WHAT THE EXERCISE ASKS. Write out the listing below without alteration, omitting its pictures.

DATASET EXTRACT.

══════════════════════════════

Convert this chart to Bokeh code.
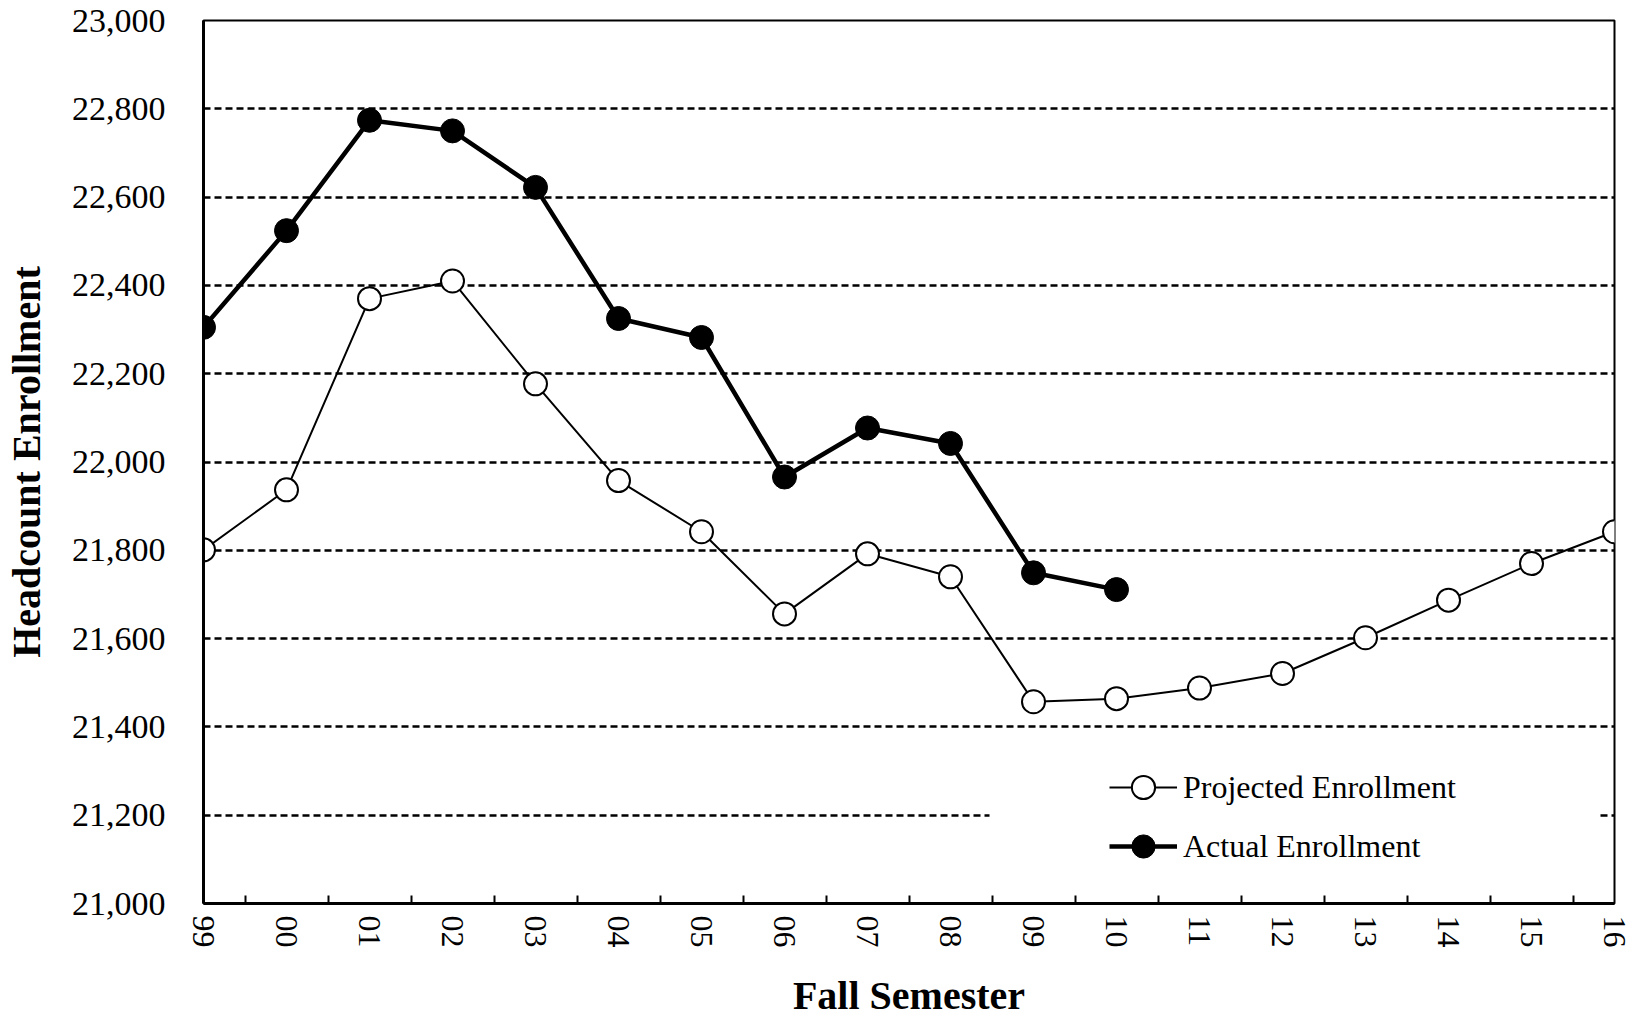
from bokeh.plotting import figure
from bokeh.models import (Range1d, FixedTicker, NumeralTickFormatter, LinearAxis,
                          Legend, LegendItem, BoxAnnotation, ColumnDataSource)
from bokeh.embed import file_html
from bokeh.resources import INLINE

# ---- data ----
years = ["99", "00", "01", "02", "03", "04", "05", "06", "07", "08",
         "09", "10", "11", "12", "13", "14", "15", "16"]
projected = [21801, 21937, 22370, 22410, 22177, 21958, 21842, 21656, 21792, 21740,
             21457, 21464, 21488, 21521, 21602, 21687, 21770, 21842]
actual = [22305, 22524, 22774, 22750, 22622, 22325, 22282, 21966, 22077, 22042,
          21749, 21711]
y_ticks = list(range(21000, 23001, 200))

FONT = "Liberation Serif"

xs = list(range(len(years)))
src_proj = ColumnDataSource(dict(x=xs, y=projected))
src_act = ColumnDataSource(dict(x=xs[:len(actual)], y=actual))

p = figure(frame_width=1411, frame_height=883,
           x_range=Range1d(0, len(years) - 1), y_range=Range1d(21000, 23000),
           output_backend="svg", toolbar_location=None, x_axis_location=None,
           min_border_left=196, min_border_right=23, min_border_top=20,
           min_border_bottom=104, background_fill_color="white",
           border_fill_color="white")
p.outline_line_color = "black"
p.outline_line_width = 2
p.outline_line_alpha = 1

# y axis
yt = FixedTicker(ticks=y_ticks)
p.yaxis.ticker = yt
p.yaxis.formatter = NumeralTickFormatter(format="0,0")
p.yaxis.major_tick_line_color = None
p.yaxis.minor_tick_line_color = None
p.yaxis.axis_line_width = 3
p.yaxis.axis_line_color = "black"
p.yaxis.major_label_standoff = 32
p.yaxis.major_label_text_font = FONT
p.yaxis.major_label_text_font_size = "34px"
p.yaxis.major_label_text_color = "black"
p.yaxis.axis_label = "Headcount Enrollment"
p.yaxis.axis_label_text_font = FONT
p.yaxis.axis_label_text_font_style = "bold"
p.yaxis.axis_label_text_font_size = "40px"
p.yaxis.axis_label_text_color = "black"
p.yaxis.axis_label_standoff = 20

p.ygrid.ticker = yt
p.ygrid.grid_line_color = "black"
p.ygrid.grid_line_width = 2.5
p.ygrid.grid_line_dash = "7 4"
p.xgrid.visible = False

# x axis: labels on categories, tick marks (minor) between categories
xaxis = LinearAxis(ticker=FixedTicker(ticks=xs, minor_ticks=[i + 0.5 for i in xs[:-1]]),
                   major_label_overrides={i: y for i, y in zip(xs, years)},
                   axis_line_width=3, axis_line_color="black",
                   major_tick_line_color=None,
                   minor_tick_in=8, minor_tick_out=0, minor_tick_line_width=2,
                   minor_tick_line_color="black",
                   major_tick_in=0, major_tick_out=0,
                   major_label_orientation="vertical",
                   major_label_standoff=12,
                   major_label_text_font=FONT,
                   major_label_text_font_size="32px",
                   major_label_text_color="black",
                   axis_label="Fall Semester",
                   axis_label_text_font=FONT,
                   axis_label_text_font_style="bold",
                   axis_label_text_font_size="40px",
                   axis_label_text_color="black",
                   axis_label_standoff=22)
p.add_layout(xaxis, "below")

# series
r_pl = p.line("x", "y", source=src_proj, line_color="black", line_width=2)
r_ps = p.scatter("x", "y", source=src_proj, size=23, marker="circle",
                 fill_color="white", line_color="black", line_width=2)
r_al = p.line("x", "y", source=src_act, line_color="black", line_width=4.5)
r_as = p.scatter("x", "y", source=src_act, size=24, marker="circle",
                 fill_color="black", line_color="black")

# white background behind legend (covers part of gridline)
p.add_layout(BoxAnnotation(left=9.47, right=16.81, bottom=21090, top=21330,
                           fill_color="white", fill_alpha=1, line_color=None))

legend = Legend(items=[LegendItem(label="Projected Enrollment", renderers=[r_pl, r_ps]),
                       LegendItem(label="Actual Enrollment", renderers=[r_al, r_as])],
                location=(906, 28), orientation="vertical",
                background_fill_alpha=0, border_line_color=None,
                padding=6, spacing=1, glyph_width=68, glyph_height=58,
                label_height=58, label_standoff=6,
                label_text_font=FONT, label_text_font_size="32px",
                label_text_color="black")
p.add_layout(legend)

open("out.html", "w").write(file_html(p, INLINE))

══════════════════════════════

EXERCISE OUTPUT.
Convert this chart to Bokeh code.
from bokeh.plotting import figure
from bokeh.models import (Range1d, FixedTicker, NumeralTickFormatter, LinearAxis,
                          Legend, LegendItem, BoxAnnotation, ColumnDataSource)
from bokeh.embed import file_html
from bokeh.resources import INLINE

# ---- data ----
years = ["99", "00", "01", "02", "03", "04", "05", "06", "07", "08",
         "09", "10", "11", "12", "13", "14", "15", "16"]
projected = [21801, 21937, 22370, 22410, 22177, 21958, 21842, 21656, 21792, 21740,
             21457, 21464, 21488, 21521, 21602, 21687, 21770, 21842]
actual = [22305, 22524, 22774, 22750, 22622, 22325, 22282, 21966, 22077, 22042,
          21749, 21711]
y_ticks = list(range(21000, 23001, 200))

FONT = "Liberation Serif"

xs = list(range(len(years)))
src_proj = ColumnDataSource(dict(x=xs, y=projected))
src_act = ColumnDataSource(dict(x=xs[:len(actual)], y=actual))

p = figure(frame_width=1411, frame_height=883,
           x_range=Range1d(0, len(years) - 1), y_range=Range1d(21000, 23000),
           output_backend="svg", toolbar_location=None, x_axis_location=None,
           min_border_left=196, min_border_right=23, min_border_top=20,
           min_border_bottom=104, background_fill_color="white",
           border_fill_color="white")
p.outline_line_color = "black"
p.outline_line_width = 2
p.outline_line_alpha = 1

# y axis
yt = FixedTicker(ticks=y_ticks)
p.yaxis.ticker = yt
p.yaxis.formatter = NumeralTickFormatter(format="0,0")
p.yaxis.major_tick_line_color = None
p.yaxis.minor_tick_line_color = None
p.yaxis.axis_line_width = 3
p.yaxis.axis_line_color = "black"
p.yaxis.major_label_standoff = 32
p.yaxis.major_label_text_font = FONT
p.yaxis.major_label_text_font_size = "34px"
p.yaxis.major_label_text_color = "black"
p.yaxis.axis_label = "Headcount Enrollment"
p.yaxis.axis_label_text_font = FONT
p.yaxis.axis_label_text_font_style = "bold"
p.yaxis.axis_label_text_font_size = "40px"
p.yaxis.axis_label_text_color = "black"
p.yaxis.axis_label_standoff = 20

p.ygrid.ticker = yt
p.ygrid.grid_line_color = "black"
p.ygrid.grid_line_width = 2.5
p.ygrid.grid_line_dash = "7 4"
p.xgrid.visible = False

# x axis: labels on categories, tick marks (minor) between categories
xaxis = LinearAxis(ticker=FixedTicker(ticks=xs, minor_ticks=[i + 0.5 for i in xs[:-1]]),
                   major_label_overrides={i: y for i, y in zip(xs, years)},
                   axis_line_width=3, axis_line_color="black",
                   major_tick_line_color=None,
                   minor_tick_in=8, minor_tick_out=0, minor_tick_line_width=2,
                   minor_tick_line_color="black",
                   major_tick_in=0, major_tick_out=0,
                   major_label_orientation="vertical",
                   major_label_standoff=12,
                   major_label_text_font=FONT,
                   major_label_text_font_size="32px",
                   major_label_text_color="black",
                   axis_label="Fall Semester",
                   axis_label_text_font=FONT,
                   axis_label_text_font_style="bold",
                   axis_label_text_font_size="40px",
                   axis_label_text_color="black",
                   axis_label_standoff=22)
p.add_layout(xaxis, "below")

# series
r_pl = p.line("x", "y", source=src_proj, line_color="black", line_width=2)
r_ps = p.scatter("x", "y", source=src_proj, size=23, marker="circle",
                 fill_color="white", line_color="black", line_width=2)
r_al = p.line("x", "y", source=src_act, line_color="black", line_width=4.5)
r_as = p.scatter("x", "y", source=src_act, size=24, marker="circle",
                 fill_color="black", line_color="black")

# white background behind legend (covers part of gridline)
p.add_layout(BoxAnnotation(left=9.47, right=16.81, bottom=21090, top=21330,
                           fill_color="white", fill_alpha=1, line_color=None))

legend = Legend(items=[LegendItem(label="Projected Enrollment", renderers=[r_pl, r_ps]),
                       LegendItem(label="Actual Enrollment", renderers=[r_al, r_as])],
                location=(906, 28), orientation="vertical",
                background_fill_alpha=0, border_line_color=None,
                padding=6, spacing=1, glyph_width=68, glyph_height=58,
                label_height=58, label_standoff=6,
                label_text_font=FONT, label_text_font_size="32px",
                label_text_color="black")
p.add_layout(legend)

open("out.html", "w").write(file_html(p, INLINE))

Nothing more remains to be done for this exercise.